Before I finally sought grief therapy, I dealt irresponsibly with my grief. I’d all but dropped out of high school following my grandmother’s funeral, and then relocated directly to a different state for college as my classmates walked the stage at our high school graduation. During what is supposed to be the most difficult transition of young adulthood, I was doubly vulnerable. I hid my strange new relationship status for a while, but then held it as a gatekeeper for new friendships. Nobody was allowed close. My first and dearest friend pushed his way in, sat with me at the first and second anniversary of their deaths, and stayed throughout my endless tantrums. Though we are no longer close, those moments have earned my eternal loyalty to him. On behalf of everybody who has lost their way, I am sorry we are sometimes mean, often cruel, and seemingly thoughtless. When the ground reappears beneath our feet, we promise to be back. Until then, if it’s alright with you, please stay.

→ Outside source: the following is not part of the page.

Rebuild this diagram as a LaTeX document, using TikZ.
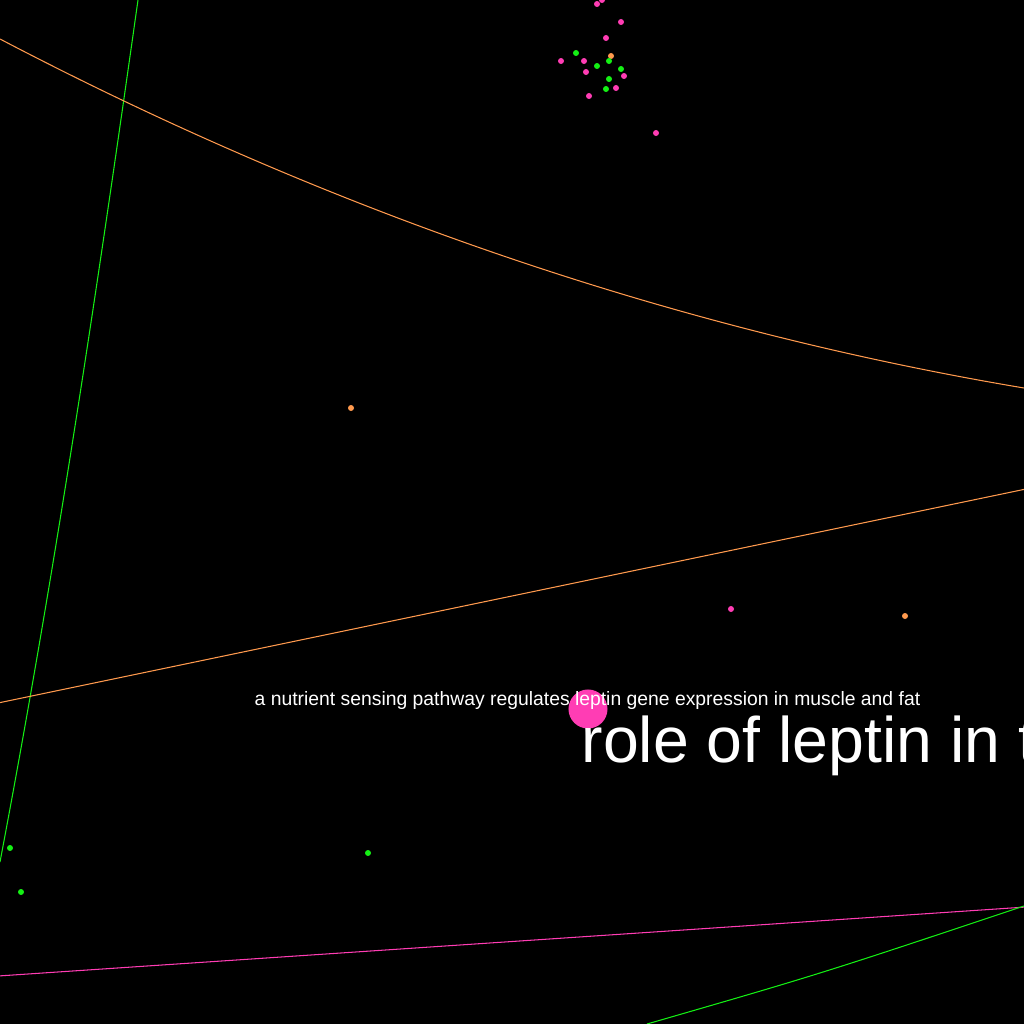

They didn’t offer to help. They just did.
Grief made me feel like a terrible burden. I wasn’t interesting in conversations, I lost focus in school, I neglected a lot of the responsibilities and relationships important to me. I felt so undeserving of understanding and attention beyond cordial sympathy. I believed I had no right to ask for favors, especially when I needed so much. I needed someone to hold my hand at his wake, to sit with me at his funeral, to explain to my teachers that try as I might, I could not summon the courage to come to class. My friends, unprompted, did all this and more. I cannot and did not thank them enough. Years later, I barely remember a single conversation, a badly phrased question. But I remember their presence, their determination to participate in my sadness. I am forever grateful.

To the loved ones in my life, old and new, you have saved me so many times and in so many ways. Though I wish you infallibly happy lives, I hope I can one day do the same for you.